Measuring employee innovation:a review of existing scales and the development of the innovative behavior and innovation support inventories across cultures

Purpose - The paper develops a model of employee innovative behavior conceptualizing it as distinct from innovation outputs and as a multi-faceted behavior rather than a simple count of ‘innovative acts’ by employees. It understands individual employee innovative behaviors as a micro-foundation of firm intrapreneurship that is embedded in and influenced by contextual factors such as managerial, organizational and cultural support for innovation. Building from a review of existing employee innovative behavior scales and theoretical considerations we develop and validate the Innovative Behavior Inventory (IBI) and the Innovation Support Inventory (ISI).
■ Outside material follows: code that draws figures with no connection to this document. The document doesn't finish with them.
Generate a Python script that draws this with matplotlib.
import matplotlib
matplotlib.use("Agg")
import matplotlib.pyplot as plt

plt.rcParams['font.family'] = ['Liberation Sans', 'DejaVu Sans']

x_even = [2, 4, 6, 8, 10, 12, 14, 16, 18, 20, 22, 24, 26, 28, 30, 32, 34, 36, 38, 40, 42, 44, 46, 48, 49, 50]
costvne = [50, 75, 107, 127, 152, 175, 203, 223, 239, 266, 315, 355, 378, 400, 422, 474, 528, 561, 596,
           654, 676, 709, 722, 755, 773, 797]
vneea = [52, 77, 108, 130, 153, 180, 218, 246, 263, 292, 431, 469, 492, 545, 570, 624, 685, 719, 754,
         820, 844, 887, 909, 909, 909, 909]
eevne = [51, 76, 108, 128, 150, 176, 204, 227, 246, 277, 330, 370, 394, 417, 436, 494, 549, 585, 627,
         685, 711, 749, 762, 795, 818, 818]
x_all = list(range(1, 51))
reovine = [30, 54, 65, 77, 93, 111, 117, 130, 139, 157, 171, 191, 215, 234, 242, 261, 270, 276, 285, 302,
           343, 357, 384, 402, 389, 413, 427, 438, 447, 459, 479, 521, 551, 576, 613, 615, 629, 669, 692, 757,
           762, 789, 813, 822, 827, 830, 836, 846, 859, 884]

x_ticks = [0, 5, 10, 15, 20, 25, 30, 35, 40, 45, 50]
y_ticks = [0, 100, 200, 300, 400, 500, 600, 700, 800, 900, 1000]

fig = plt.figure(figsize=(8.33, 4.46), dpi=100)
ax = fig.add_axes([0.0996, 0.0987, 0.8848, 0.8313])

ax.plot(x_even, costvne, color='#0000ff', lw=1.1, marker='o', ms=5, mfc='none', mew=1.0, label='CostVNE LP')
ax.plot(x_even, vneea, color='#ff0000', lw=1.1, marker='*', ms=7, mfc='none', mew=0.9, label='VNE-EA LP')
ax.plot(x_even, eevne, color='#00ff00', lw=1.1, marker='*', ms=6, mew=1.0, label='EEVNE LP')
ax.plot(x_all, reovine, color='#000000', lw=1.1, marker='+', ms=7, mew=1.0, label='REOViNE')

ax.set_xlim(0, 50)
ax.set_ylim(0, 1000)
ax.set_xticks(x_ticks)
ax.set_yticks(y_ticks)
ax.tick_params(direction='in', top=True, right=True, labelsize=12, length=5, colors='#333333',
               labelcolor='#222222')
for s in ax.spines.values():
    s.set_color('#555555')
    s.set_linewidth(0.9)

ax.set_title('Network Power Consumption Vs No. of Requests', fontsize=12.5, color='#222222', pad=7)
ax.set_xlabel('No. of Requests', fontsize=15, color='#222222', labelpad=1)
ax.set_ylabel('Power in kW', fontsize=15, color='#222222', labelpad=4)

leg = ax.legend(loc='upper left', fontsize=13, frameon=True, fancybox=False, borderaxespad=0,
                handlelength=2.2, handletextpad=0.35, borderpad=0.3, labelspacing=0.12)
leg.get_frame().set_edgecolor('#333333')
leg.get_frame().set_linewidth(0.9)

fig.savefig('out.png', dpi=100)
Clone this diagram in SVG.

Design/methodology/approach – Two pilot studies, a third validation study in the Czech Republic and a fourth cross-cultural validation study using population representative samples from Switzerland, Germany, Italy and the Czech Republic (N=2812 employees and 450 entrepreneurs) were conducted. Findings - Both inventories were reliable and showed factorial, criterion, convergent and discriminant validity as well as cross-cultural equivalence. Employee innovative behavior was supported as comprising of idea generation, idea search, idea communication, implementation starting activities, involving others and overcoming obstacles. Managerial support was the most proximal contextual influence on innovative behavior and mediated the effect of organizational support and national culture. Originality/value - The paper advances our understanding of employee innovative behavior as a multi-faceted phenomenon and the contextual factors influencing it. Where past research typically focuses on convenience samples within a particular country, we offer first robust evidence that our model of employee innovative behavior generalizes across cultures and types of samples. Our model and the IBI and ISI inventories enable researchers to build a deeper understanding of the important micro-foundation underpinning intrapreneurial behavior in organizations and allow practitioners to identify their organizations’ strengths and weaknesses related to intrapreneurship.